Transfer the vegetables and fish pieces to a large stockpot and add three and half litres of water, the wine, peppercorns, herbs, bay leaf and salt to taste. Bring to a boil over a medium heat and then reduce the heat to a gentle simmer for approximately two to three hours. The stock should reduce by half.

Strain the liquid and reserve and discard all of the solids.

Poached Salmon

1 carrot, peeled and sliced
1 stalk of celery, sliced
1 medium onion, peeled and sliced
1 lemon, sliced thinly with skin on
2 bay leaves
6 black peppercorns
2 kilogram piece of centre-cut wild salmon
sprigs of fresh dill and parsley
2 cups of dry white wine

Place carrot, celery, onion, lemon slices, bay leaves and pepper corns into a fish poacher or deep roasting pan large enough to take the fish and vegetables. Rub the salmon with salt and sit on top of the vegetables in the pan. Add the dill, parsley, wine and enough water to just cover the fish.

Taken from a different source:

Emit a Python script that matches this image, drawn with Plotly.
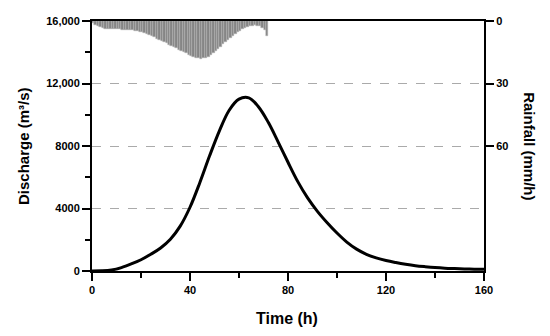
import plotly.graph_objects as go

# Discharge hydrograph (m3/s)
time_h = [0, 4, 8, 12, 16, 20, 24, 28, 32, 36, 40, 44, 48, 52, 56, 60, 64, 68, 72, 76,
          80, 84, 88, 92, 96, 100, 104, 108, 112, 116, 120, 124, 128, 132, 136, 140,
          144, 148, 152, 156, 160]
discharge = [0, 10, 65, 220, 450, 720, 1070, 1470, 2030, 2870, 4080, 5650, 7370, 8970,
             10290, 11000, 11080, 10500, 9500, 8250, 6960, 5720, 4680, 3820, 3090, 2430,
             1850, 1400, 1070, 840, 670, 540, 430, 340, 275, 220, 180, 155, 135, 120, 110]

# Hourly rainfall (mm/h), hours 0..71
rain_hour = list(range(72))
rainfall = [1.0, 2.0, 2.6, 3.1, 3.5, 3.7, 3.9, 4.0, 4.0, 4.0, 4.0, 4.0, 4.1, 4.1, 4.2, 4.3,
            4.4, 4.6, 4.9, 5.2, 5.5, 5.9, 6.4, 6.9, 7.4, 7.9, 8.4, 8.9, 9.5, 10.1, 10.7,
            11.3, 11.9, 12.5, 13.1, 13.7, 14.3, 14.9, 15.5, 16.1, 16.7, 17.2, 17.6, 17.9,
            18.0, 17.9, 17.6, 17.1, 16.4, 15.5, 14.5, 13.4, 12.3, 11.2, 10.1, 9.0, 8.0,
            7.0, 6.1, 5.3, 4.6, 4.0, 3.4, 2.9, 2.5, 2.2, 2.1, 2.2, 2.6, 3.3, 4.5, 7.3]

x_ticks = [0, 40, 80, 120, 160]
q_ticks = [0, 4000, 8000, 12000, 16000]
q_tick_text = ["0", "4000", "8000", "12,000", "16,000"]
r_ticks = [0, 30, 60]

FONT = "Liberation Sans, Arial, sans-serif"

fig = go.Figure()
fig.add_trace(go.Bar(
    x=[h + 0.5 for h in rain_hour], y=rainfall, width=1.0,
    marker=dict(color="#858585", line=dict(width=0.5, color="#b4b4b4")),
    yaxis="y2", showlegend=False, hoverinfo="skip"))
fig.add_trace(go.Scatter(
    x=time_h, y=discharge, mode="lines",
    line=dict(color="black", width=3, shape="spline", smoothing=1.0),
    showlegend=False))

axis_common = dict(showline=True, linecolor="black", linewidth=2,
                   ticks="outside", ticklen=8, tickwidth=2, tickcolor="black",
                   tickfont=dict(family=FONT, size=11, color="black", weight="bold"))

fig.update_layout(
    width=550, height=336,
    margin=dict(l=84, r=74, t=13, b=73, autoexpand=False),
    plot_bgcolor="white", paper_bgcolor="white",
    bargap=0,
    xaxis=dict(range=[0, 160], tickvals=x_ticks, mirror=True, showgrid=False,
               zeroline=False,
               minor=dict(ticks="outside", tickvals=[20, 60, 100, 140], ticklen=5,
                          tickwidth=2, tickcolor="black", showgrid=False),
               **axis_common),
    yaxis=dict(range=[0, 16000], tickvals=q_ticks, ticktext=q_tick_text,
               showgrid=True, gridcolor="#aaaaaa", gridwidth=1, griddash="dash",
               zeroline=False,
               minor=dict(ticks="outside", tickvals=[2000, 6000, 10000, 14000], ticklen=5,
                          tickwidth=2, tickcolor="black", showgrid=False),
               **axis_common),
    yaxis2=dict(range=[120, 0], tickvals=r_ticks, overlaying="y", side="right",
                showgrid=False, zeroline=False, **axis_common),
    annotations=[
        dict(text="<b>Time (h)</b>", x=0.497, y=-0.188, xref="paper", yref="paper",
             showarrow=False, xanchor="center", yanchor="middle",
             font=dict(family=FONT, size=16, color="black")),
        dict(text="<b>Discharge (m³/s)</b>", x=-0.176, y=0.5, xref="paper", yref="paper",
             showarrow=False, xanchor="center", yanchor="middle", textangle=-90,
             font=dict(family=FONT, size=15, color="black")),
        dict(text="<b>Rainfall (mm/h)</b>", x=1.117, y=0.5, xref="paper", yref="paper",
             showarrow=False, xanchor="center", yanchor="middle", textangle=90,
             font=dict(family=FONT, size=15, color="black")),
    ],
)

fig.write_html("out.html")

Place the pan over two hot plates or large burner and bring to a simmer over medium heat. Cook until the salmon is just opaque and check for doneness to your liking by separating the flakes gently with a knife. This will take about 30 to 35 minutes. Let the salmon rest in the poaching liquid for ten minutes, then transfer to a board and peel off the skin on the underside of the fish and discard. It will come away easily. Also remove any dark flesh if you prefer.

Carefully lift the salmon onto a platter and remove any bones. Serve warm with the egg caper sauce and freekeh tabbouleh.

Egg Caper Sauce
1 ½ tbsp butter
1 ½ tbsp flour
1 cup Rich Fish Stock
½ cup of heavy cream
2 hard-boiled eggs, peeled and chopped
2 tbsp salted capers, rinsed
salt and white pepper

Melt the butter in a small saucepan over a medium to low heat. Whisk in the flour and cook, stirring constantly to prevent burning. This should take about two minutes.

Gradually whisk in the Rich Fish Stock, then the cream. Bring to a simmer, cook for about one minute, then remove from the heat and set aside to cool. The sauce will thicken a little as it cools.

Stir in the hard-boiled eggs and capers. Season to taste and keep warm over a very low heat until ready to serve over the salmon.

Freekeh Tabbouleh
5 tbsp of freekeh, washed
60g unsalted butter
1 garlic clove, finely chopped
1 stick of celery, finely chopped
2 pink shallots, finely chopped
½ medium white onion
1 tsp of kosher salt
½ tsp ground allspice
300g of cocktail tomatoes, finely chopped and drained of juice
3 cups of minced flat leaf parsley
½ cup of finely chopped fresh mint leaves
7 tbsp extra virgin olive oil
5 tbsp lemon juice

Place the butter in a medium saucepan and melt over a medium heat. Add the garlic, celery, shallots, stirring to cook for about five minutes. Add the washed and drained freekeh stirring to coat with the butter. Add 230 millilitres of water and bring to a boil. Reduce to a simmer until the freekeh is soft, this should take about ten minutes. Drain the freekeh and vegetables in a colander.

Place the cooked freekeh into a medium sized bowl and add the chopped onion, salt to taste and the allspice. Then add the tomatoes, parsley, mint, oil and lemon juice. Stir to combine and further season to taste. Serve as a side to the poached salmon.